*** Supplied information

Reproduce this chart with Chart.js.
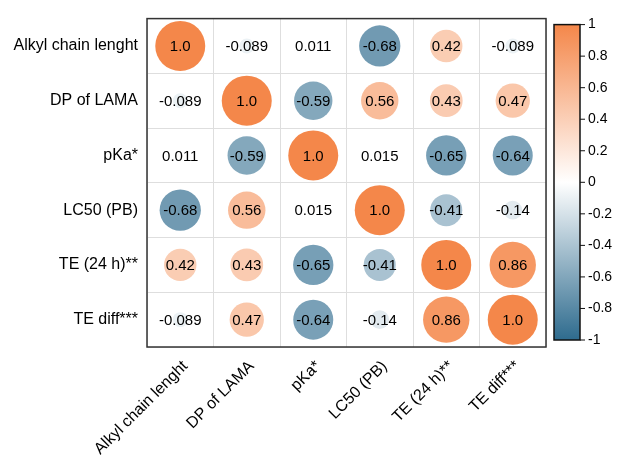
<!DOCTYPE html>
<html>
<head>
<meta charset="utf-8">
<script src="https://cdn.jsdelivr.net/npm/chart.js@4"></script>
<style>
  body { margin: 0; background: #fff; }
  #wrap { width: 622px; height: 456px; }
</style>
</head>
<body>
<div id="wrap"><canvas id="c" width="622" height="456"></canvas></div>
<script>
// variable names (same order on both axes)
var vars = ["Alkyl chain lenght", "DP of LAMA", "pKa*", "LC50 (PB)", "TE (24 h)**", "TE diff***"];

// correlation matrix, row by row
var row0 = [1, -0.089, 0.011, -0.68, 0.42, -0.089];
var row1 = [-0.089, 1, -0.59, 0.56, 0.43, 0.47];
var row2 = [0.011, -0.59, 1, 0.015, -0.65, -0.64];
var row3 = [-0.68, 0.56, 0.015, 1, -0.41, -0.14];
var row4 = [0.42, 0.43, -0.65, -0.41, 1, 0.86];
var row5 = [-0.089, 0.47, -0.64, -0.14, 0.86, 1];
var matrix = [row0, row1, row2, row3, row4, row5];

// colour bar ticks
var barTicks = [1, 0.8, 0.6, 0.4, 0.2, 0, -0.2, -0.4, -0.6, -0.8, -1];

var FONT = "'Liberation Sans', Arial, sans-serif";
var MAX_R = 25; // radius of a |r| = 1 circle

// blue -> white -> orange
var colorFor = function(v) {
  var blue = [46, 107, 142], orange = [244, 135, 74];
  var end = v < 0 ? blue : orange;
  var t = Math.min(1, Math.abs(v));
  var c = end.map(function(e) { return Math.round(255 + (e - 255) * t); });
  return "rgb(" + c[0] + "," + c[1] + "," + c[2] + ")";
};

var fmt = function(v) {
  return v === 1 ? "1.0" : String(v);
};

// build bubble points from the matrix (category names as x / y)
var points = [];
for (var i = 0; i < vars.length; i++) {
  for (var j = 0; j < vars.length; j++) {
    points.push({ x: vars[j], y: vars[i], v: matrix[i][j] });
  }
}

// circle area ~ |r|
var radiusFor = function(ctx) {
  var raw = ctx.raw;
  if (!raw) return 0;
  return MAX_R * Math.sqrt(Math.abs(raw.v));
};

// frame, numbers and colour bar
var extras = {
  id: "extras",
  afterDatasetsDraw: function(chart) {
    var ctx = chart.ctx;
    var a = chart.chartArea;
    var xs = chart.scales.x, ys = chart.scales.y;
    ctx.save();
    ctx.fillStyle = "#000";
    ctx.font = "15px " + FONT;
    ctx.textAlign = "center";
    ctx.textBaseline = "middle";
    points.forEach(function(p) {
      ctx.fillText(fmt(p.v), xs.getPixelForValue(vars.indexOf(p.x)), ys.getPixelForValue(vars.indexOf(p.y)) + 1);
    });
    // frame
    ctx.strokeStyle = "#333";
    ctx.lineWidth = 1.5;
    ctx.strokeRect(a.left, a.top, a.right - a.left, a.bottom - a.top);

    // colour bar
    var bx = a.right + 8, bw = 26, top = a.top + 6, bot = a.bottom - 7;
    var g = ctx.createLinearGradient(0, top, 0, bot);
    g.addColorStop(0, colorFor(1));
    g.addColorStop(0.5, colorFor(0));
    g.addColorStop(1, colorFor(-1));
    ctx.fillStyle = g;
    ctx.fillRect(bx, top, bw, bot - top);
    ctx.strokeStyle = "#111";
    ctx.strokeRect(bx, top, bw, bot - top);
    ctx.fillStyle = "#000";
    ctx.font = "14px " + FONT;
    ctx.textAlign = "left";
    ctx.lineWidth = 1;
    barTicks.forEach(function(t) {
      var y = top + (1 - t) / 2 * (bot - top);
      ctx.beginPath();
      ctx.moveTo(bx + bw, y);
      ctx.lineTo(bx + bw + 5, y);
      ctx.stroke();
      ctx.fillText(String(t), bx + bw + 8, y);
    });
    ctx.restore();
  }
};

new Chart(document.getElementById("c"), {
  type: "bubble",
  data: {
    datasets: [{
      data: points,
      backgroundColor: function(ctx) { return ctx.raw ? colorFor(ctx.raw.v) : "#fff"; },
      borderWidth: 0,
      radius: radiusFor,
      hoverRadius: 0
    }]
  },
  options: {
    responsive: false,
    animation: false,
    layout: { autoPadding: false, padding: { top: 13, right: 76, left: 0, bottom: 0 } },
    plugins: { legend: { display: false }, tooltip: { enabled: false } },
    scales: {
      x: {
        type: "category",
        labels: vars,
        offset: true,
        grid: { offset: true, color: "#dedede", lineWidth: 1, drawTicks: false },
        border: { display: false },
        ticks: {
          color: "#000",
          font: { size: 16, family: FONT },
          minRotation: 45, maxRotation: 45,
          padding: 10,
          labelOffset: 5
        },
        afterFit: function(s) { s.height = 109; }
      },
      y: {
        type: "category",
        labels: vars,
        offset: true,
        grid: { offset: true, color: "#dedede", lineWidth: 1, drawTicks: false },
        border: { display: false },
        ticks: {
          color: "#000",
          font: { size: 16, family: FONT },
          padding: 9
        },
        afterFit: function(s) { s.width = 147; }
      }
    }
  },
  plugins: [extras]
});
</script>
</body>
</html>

******

■ **What the task requires**
Give again, word for word, every line from the top of the data above to the line holding "var MAX_R = 25; // radius of a |r| = 1 circle", inclusive, with the pictures left out.

■ **Result**
Reproduce this chart with Chart.js.
<!DOCTYPE html>
<html>
<head>
<meta charset="utf-8">
<script src="https://cdn.jsdelivr.net/npm/chart.js@4"></script>
<style>
  body { margin: 0; background: #fff; }
  #wrap { width: 622px; height: 456px; }
</style>
</head>
<body>
<div id="wrap"><canvas id="c" width="622" height="456"></canvas></div>
<script>
// variable names (same order on both axes)
var vars = ["Alkyl chain lenght", "DP of LAMA", "pKa*", "LC50 (PB)", "TE (24 h)**", "TE diff***"];

// correlation matrix, row by row
var row0 = [1, -0.089, 0.011, -0.68, 0.42, -0.089];
var row1 = [-0.089, 1, -0.59, 0.56, 0.43, 0.47];
var row2 = [0.011, -0.59, 1, 0.015, -0.65, -0.64];
var row3 = [-0.68, 0.56, 0.015, 1, -0.41, -0.14];
var row4 = [0.42, 0.43, -0.65, -0.41, 1, 0.86];
var row5 = [-0.089, 0.47, -0.64, -0.14, 0.86, 1];
var matrix = [row0, row1, row2, row3, row4, row5];

// colour bar ticks
var barTicks = [1, 0.8, 0.6, 0.4, 0.2, 0, -0.2, -0.4, -0.6, -0.8, -1];

var FONT = "'Liberation Sans', Arial, sans-serif";
var MAX_R = 25; // radius of a |r| = 1 circle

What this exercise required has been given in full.